=== WORKING DATA ===

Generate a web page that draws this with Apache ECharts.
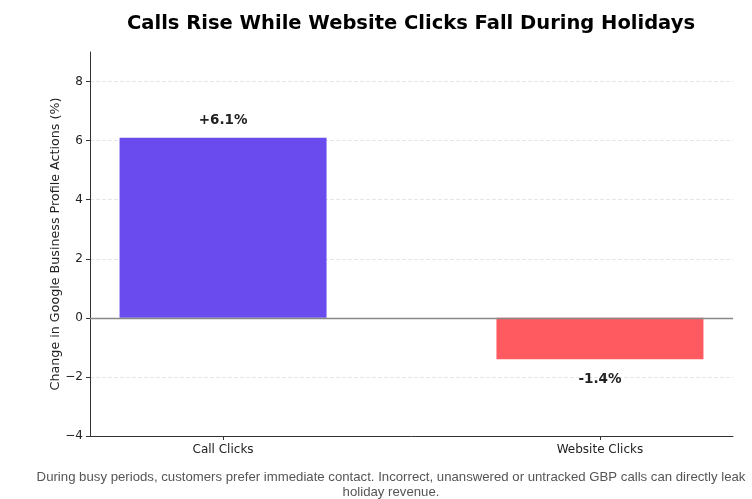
<!DOCTYPE html>
<html>
<head>
<meta charset="utf-8">
<script src="https://cdn.jsdelivr.net/npm/echarts@6/dist/echarts.min.js"></script>
<style>
  html, body { margin: 0; padding: 0; background: #fff; }
  #main { width: 752px; height: 499px; }
</style>
</head>
<body>
<div id="main"></div>
<script>
// 数据
var categories = ['Call Clicks', 'Website Clicks'];
var changeValues = [6.1, -1.4];
var barColors = ['#6A4BEE', '#FF5A5F'];
var yTicks = [-4, -2, 0, 2, 4, 6, 8];

var myChart = echarts.init(document.getElementById('main'));

var barData = changeValues.map(function (v, i) {
    return {
        value: [i, v],
        itemStyle: { color: barColors[i] },
        label: { position: v >= 0 ? 'top' : 'bottom', distance: v >= 0 ? 10 : 13 }
    };
});

var option = {
    animation: false,
    textStyle: { fontFamily: 'DejaVu Sans' },
    title: [{
        text: 'Calls Rise While Website Clicks Fall During Holidays',
        left: 406,
        top: 9,
        textAlign: 'center',
        textStyle: { fontSize: 19.5, fontWeight: 'bold', color: '#000', fontFamily: 'DejaVu Sans' }
    }, {
        text: 'During busy periods, customers prefer immediate contact. Incorrect, unanswered or untracked GBP calls can directly leak\nholiday revenue.',
        left: 386,
        top: 465,
        textAlign: 'center',
        textStyle: { fontSize: 13.2, fontWeight: 'normal', color: '#555', lineHeight: 15, fontFamily: 'Liberation Sans' }
    }],
    grid: { left: 90, right: 19, top: 52, bottom: 63 },
    xAxis: {
        type: 'value',
        min: -0.353,
        max: 1.353,
        splitLine: { show: false },
        axisLine: { show: true, onZero: false, lineStyle: { color: '#333', width: 1 } },
        axisTick: { show: true, customValues: [0, 1], length: 4, lineStyle: { color: '#333' } },
        axisLabel: {
            customValues: [0, 1],
            formatter: function (v) { return categories[Math.round(v)]; },
            color: '#222', fontSize: 12, margin: 8
        }
    },
    yAxis: {
        type: 'value',
        min: -4,
        max: 9,
        interval: 2,
        name: 'Change in Google Business Profile Actions (%)',
        nameLocation: 'middle',
        nameGap: 28,
        nameMoveOverlap: false,
        nameTextStyle: { fontSize: 12.7, color: '#222' },
        axisLine: { show: true, onZero: false, lineStyle: { color: '#333', width: 1 } },
        axisTick: { show: true, customValues: yTicks, length: 4, lineStyle: { color: '#333' } },
        axisLabel: {
            customValues: yTicks,
            formatter: function (v) { return v < 0 ? '\u2212' + Math.abs(v) : String(v); },
            color: '#222', fontSize: 12, margin: 7
        },
        splitLine: { show: true, lineStyle: { color: '#e6e6e6', type: 'dashed', width: 1 } }
    },
    series: [{
        type: 'bar',
        data: barData,
        barWidth: 207,
        label: {
            show: true,
            fontSize: 13.5,
            fontWeight: 'bold',
            color: '#222',
            formatter: function (p) {
                var v = p.value[1];
                return (v > 0 ? '+' : '') + v.toFixed(1) + '%';
            }
        },
        markLine: {
            silent: true,
            symbol: 'none',
            label: { show: false },
            lineStyle: { color: '#888', type: 'solid', width: 1.3 },
            data: [{ yAxis: 0 }]
        }
    }]
};

myChart.setOption(option);
</script>
</body>
</html>
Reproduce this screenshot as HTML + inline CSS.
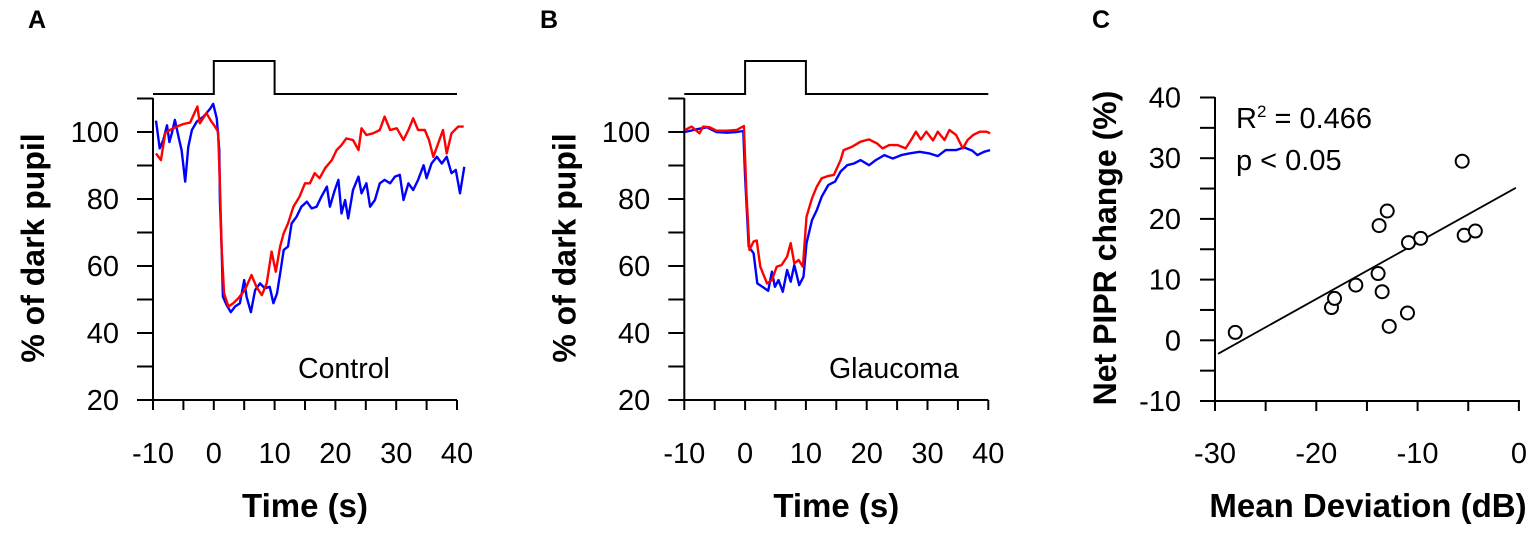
<!DOCTYPE html>
<html><head><meta charset="utf-8"><style>
body{margin:0;background:#fff;}
svg{display:block;font-family:"Liberation Sans",Arial,sans-serif;}
</style></head><body>
<svg id="fig" width="1536" height="533" viewBox="0 0 1536 533">
<g id="gA"></g>
<g id="gB"></g>
<g id="gC"></g>
</svg>
<script>
const NS="http://www.w3.org/2000/svg";
// Panel A (Control)
const aBlueT=[-9.5,-8.9,-8.3,-7.7,-7.3,-6.9,-6.4,-5.8,-5.3,-4.7,-4.2,-3.6,-2.8,-1.7,-0.6,-0.1,0.5,0.9,1.0,1.3,1.5,2.1,2.8,3.5,4.3,5.0,5.4,6.1,6.8,7.6,8.4,9.2,9.8,10.4,11.0,11.5,12.2,12.8,13.6,14.4,15.3,16.1,16.9,17.7,18.6,19.1,19.9,20.5,21.0,21.6,22.1,22.9,23.8,24.3,25.1,25.7,26.5,27.3,28.1,29.0,29.8,30.6,31.2,32.0,32.8,33.6,34.5,35.0,35.8,36.7,37.5,38.3,39.1,39.8,40.5,41.2];
const aBlueV=[103.4,95.1,97.6,102,97,99.6,103.6,98.6,94.6,85.2,95.6,100.6,103.1,104.6,107,108.4,104,94.6,79.7,64.8,50.8,48.4,46.2,47.9,48.9,55.8,50.8,46.2,52.8,54.8,53.3,53.8,48.9,51.8,58.8,64.8,65.8,72.7,74.7,77.7,79.2,77.2,77.7,80.7,83.7,77.7,82.7,85.7,75.7,79.7,74.2,82.7,86.7,81.7,84.7,77.7,79.7,84.7,85.7,84.7,86.7,87.2,79.7,84.7,82.7,85.7,90.1,86.2,90.6,92.6,90.6,92.6,87.7,88.7,81.7,89.6];
const aRedT=[-9.5,-8.7,-8.0,-7.2,-6.1,-5.0,-3.9,-2.7,-2.3,-1.2,-0.4,0.2,0.7,1.0,1.3,1.7,2.4,3.2,4.0,5.1,6.2,7.0,7.9,8.7,9.5,10.2,10.9,11.5,12.2,13.1,14.1,15.0,15.8,16.6,17.4,18.3,19.4,20.2,21.0,21.8,22.9,23.8,24.3,25.1,26.2,27.3,28.1,29.0,30.1,31.2,32.0,32.8,33.6,34.7,35.4,36.1,36.9,37.7,38.3,39.1,40.2,41.1];
const aRedV=[93.6,91.6,99.6,100.6,101.6,102.4,102.8,107.6,102.6,105.6,103.1,101.6,100.1,84.7,64.8,51.8,47.9,48.9,50.3,52.8,57.3,53.8,51.3,54.8,64.3,58.3,65.8,69.8,72.7,77.7,80.7,84.7,84.7,87.7,86.2,89.2,91.6,94.6,96.1,98.1,97.6,94.6,101.1,99.1,99.6,100.6,104.6,100.6,101.1,97.6,100.6,104.1,100.6,100.6,97.6,92.6,96.6,100.6,93.6,99.6,101.6,101.6];
// Panel B (Glaucoma)
const bBlueT=[-9.9,-8.0,-6.3,-4.7,-3.0,-1.4,-0.3,0,0.6,1.4,2.0,3.0,3.8,4.4,4.9,5.5,6.2,6.9,7.5,8.1,8.9,9.6,10.1,11.0,11.8,12.6,13.7,14.8,15.7,16.8,17.9,19.0,20.4,21.5,22.9,24.3,25.7,27.0,28.7,30.3,31.7,33.0,34.7,36.0,37.4,38.2,39.3,40.3];
const bBlueV=[100,100.8,101.4,100,99.8,100,100.3,86.7,65.8,63.8,54.8,53.6,52.6,58.3,53.8,55.8,52.3,58.8,55.3,60.3,54.3,56.8,66.8,73.7,76.7,80.7,84.2,85.2,88.2,90.1,90.6,91.6,90.1,91.6,93.1,92.1,93.1,93.6,94.1,93.6,92.8,94.6,94.6,95.4,94.4,93.1,94.1,94.6];
const bRedT=[-9.9,-8.8,-7.5,-6.9,-5.8,-4.7,-3.0,-1.4,-0.2,0.2,0.7,1.4,1.9,2.5,3.6,4.4,5.2,6.0,6.9,7.5,8.1,8.8,9.5,10.1,11.0,11.8,12.6,13.7,14.6,15.7,16.2,17.6,19.0,20.4,21.7,22.6,23.7,25.1,26.4,27.3,28.1,28.9,29.8,30.9,31.7,32.8,33.6,34.7,35.8,36.6,37.5,38.6,39.7,40.3];
const bRedV=[100.6,101.6,99.6,101.6,101.4,100.4,100.4,100.6,101.8,82.7,64.8,67.3,67.6,59.8,54.8,55.8,59.8,60.3,62.8,66.8,60.8,61.8,59.8,74.7,80.2,83.7,86.2,86.9,87.2,91.6,94.6,95.6,97.1,97.8,96.6,95.1,96.1,96.1,95.1,97.6,100.1,97.8,100.1,97.5,100.1,97.6,100.6,99.1,95.1,97.6,99.1,100.1,100.1,99.6];
const timeTicks=[-10,0,10,20,30,40];
const pctTicks=[20,40,60,80,100];
// Panel C
const mdX=[-28.0,-18.5,-18.2,-16.1,-13.9,-13.5,-13.8,-13.0,-12.8,-11.0,-10.9,-9.7,-5.6,-5.4,-4.3];
const piprY=[1.3,5.4,6.9,9.1,11.0,8.0,18.9,21.3,2.3,4.5,16.1,16.8,29.5,17.3,18.0];
const fitSlope=0.93, fitIntercept=25.4;
const mdTicks=[-30,-20,-10,0];
const piprTicks=[-10,0,10,20,30,40];

function mk(p,tag,attrs,txt){const e=document.createElementNS(NS,tag);for(const k in attrs)e.setAttribute(k,attrs[k]);if(txt!==undefined)e.textContent=txt;p.appendChild(e);return e;}

function tracePanel(g,x0,letter,letterX,label,labelX,blueT,blueV,redT,redV){
  const sx=t=>x0+(t+10)*6.08, sy=v=>400-(v-20)*3.35;
  const ax=mk(g,'path',{d:`M${x0} 98V400H${sx(40)}`,stroke:'#000','stroke-width':2,fill:'none'});
  
  for(let v=20;v<=110;v+=10){const tk=mk(g,'line',{x1:x0-16,x2:x0,y1:sy(v),y2:sy(v),stroke:'#000','stroke-width':2});
    }
  for(let t=-10;t<=40;t+=5){const tk=mk(g,'line',{x1:sx(t),x2:sx(t),y1:400,y2:410,stroke:'#000','stroke-width':2});
    }
  pctTicks.forEach(v=>{const l=mk(g,'text',{x:x0-34,y:sy(v)+10,'text-anchor':'end','font-size':29},v);
    });
  timeTicks.forEach(t=>{const l=mk(g,'text',{x:sx(t),y:463,'text-anchor':'middle','font-size':29},t);
    });
  const xt=mk(g,'text',{x:sx(15),y:517,'text-anchor':'middle','font-size':33,'font-weight':'bold'},'Time (s)');
  
  const yt=mk(g,'text',{transform:`translate(${x0-109},248) rotate(-90)`,'text-anchor':'middle','font-size':32,'font-weight':'bold'},'% of dark pupil');
  
  const st=mk(g,'path',{d:`M${x0} 94H${sx(0)}V61H${sx(10)}V94H${sx(40)}`,stroke:'#000','stroke-width':2,fill:'none'});
  
  const b=mk(g,'polyline',{points:blueT.map((t,i)=>sx(t).toFixed(1)+','+sy(blueV[i]).toFixed(1)).join(' '),stroke:'#0000ff','stroke-width':2.4,fill:'none','stroke-linejoin':'round'});
  
  const r=mk(g,'polyline',{points:redT.map((t,i)=>sx(t).toFixed(1)+','+sy(redV[i]).toFixed(1)).join(' '),stroke:'#ff0000','stroke-width':2.4,fill:'none','stroke-linejoin':'round'});
  
  const lb=mk(g,'text',{x:labelX,y:378,'font-size':28.5},label);
  
  const pl=mk(g,'text',{x:letterX,y:28,'font-size':25,'font-weight':'bold'},letter);
  
}
tracePanel(document.getElementById('gA'),153,'A',28,'Control',298,aBlueT,aBlueV,aRedT,aRedV);
tracePanel(document.getElementById('gB'),684.3,'B',540,'Glaucoma',829,bBlueT,bBlueV,bRedT,bRedV);

(function(){
  const g=document.getElementById('gC');
  const sx=v=>1215+(v+30)*10.13, sy=v=>401-(v+10)*6.07;
  const ax=mk(g,'path',{d:`M1215 97V401H1520`,stroke:'#000','stroke-width':2,fill:'none'});
  
  for(let v=-10;v<=40;v+=5){const tk=mk(g,'line',{x1:1200,x2:1215,y1:sy(v),y2:sy(v),stroke:'#000','stroke-width':2});
    }
  for(let v=-30;v<=0;v+=5){const tk=mk(g,'line',{x1:sx(v),x2:sx(v),y1:401,y2:411,stroke:'#000','stroke-width':2});
    }
  piprTicks.forEach(v=>{const l=mk(g,'text',{x:1181,y:sy(v)+10,'text-anchor':'end','font-size':29},v);
    });
  mdTicks.forEach(v=>{const l=mk(g,'text',{x:sx(v),y:463,'text-anchor':'middle','font-size':29},v);
    });
  const xt=mk(g,'text',{x:1368,y:517,'text-anchor':'middle','font-size':33,'font-weight':'bold'},'Mean Deviation (dB)');
  
  const yt=mk(g,'text',{transform:'translate(1116,248) rotate(-90)','text-anchor':'middle','font-size':32,'font-weight':'bold'},'Net PIPR change (%)');
  
  const fl=mk(g,'line',{x1:sx(-29.7),y1:sy(fitIntercept+fitSlope*-29.7),x2:sx(-0.3),y2:sy(fitIntercept+fitSlope*-0.3),stroke:'#000','stroke-width':1.8});
  
  mdX.forEach((x,i)=>{const c=mk(g,'circle',{cx:sx(x),cy:sy(piprY[i]),r:6.5,fill:'#fff',stroke:'#000','stroke-width':2});
    });
  const r2=mk(g,'text',{x:1236,y:128,'font-size':29},'');
  
  r2.appendChild(document.createTextNode('R'));
  mk(r2,'tspan',{dy:-11,'font-size':17},'2');
  mk(r2,'tspan',{dy:11},' = 0.466');
  const p=mk(g,'text',{x:1236,y:170,'font-size':29},'p < 0.05');
  
  const pl=mk(g,'text',{x:1092,y:28,'font-size':25,'font-weight':'bold'},'C');
  
})();
</script>
</body></html>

===

Pick out the lines above that hold the string "this" and show them.

Generate a web page that draws this with Apache ECharts.
Reproduce this screenshot as HTML + inline CSS.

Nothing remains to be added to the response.